Bagels and Chocolate Spread
It is very hard to beat a good bagel; it’s even harder to find a good bagel. Having been on my list of things to try for many years, I finally got spurred into action by A Little Bit of Heaven on a Plate, who put a picture on Facebook and stated they really weren’t that hard. And she was absolutely right, they really aren’t that hard to make. The difficulty comes in forming them into a good bagel shape, but I guess that might come with practice. As Dan’s recipe in Short and Sweet was titled simple bagels*, that is the one I went for. I made a few changes of course. I used fresh yeast (1oz), only 1 tsp salt, substituted 100g of the flour for wholemeal and used a wooden spoon rather than a finger to make the hole in the middle.
I was just a little bit chuffed with the result.
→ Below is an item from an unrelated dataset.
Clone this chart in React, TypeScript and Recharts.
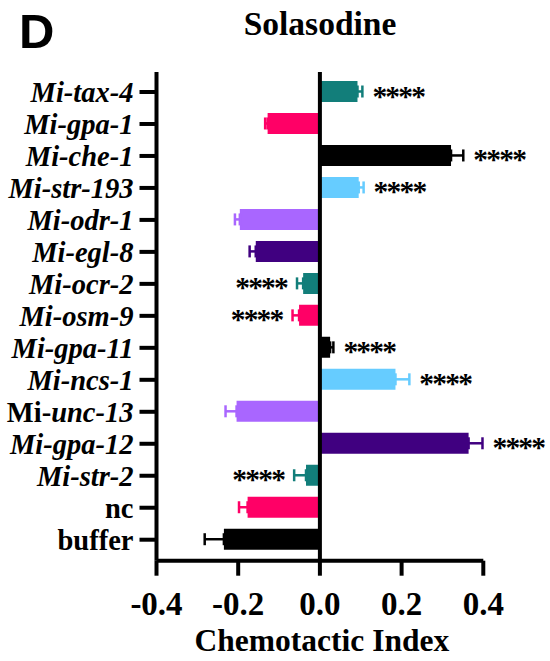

Not perfect in shape by any means, but they tasted fantastic and were much closer to the taste and texture of the bagels I’ve eaten both in New York and California.
As I said before, bagels are wonderful things and they lend themselves well to both savoury and sweet toppings. I have never, until now though tried them with chocolate spread. I tried one half with Atkins and Potts milk chocolate spread and the other half with the dark chocolate and gosh they were good! So now I realise there is only one thing for it, I must make my own chocolate spread.
This must have hit the zeitgeist, because I’ve never had so many comments on a Facebook post as these bagels generated.
* The recipe I’ve linked to is different from the book in terms of quantities and I prefer the latter which uses less sugar, salt and yeast.
As I’ve had my eye on Dan’s recipe for a very long time, I am submitting this to Bookmarked Recipes with Jac of Tinned Tomatoes.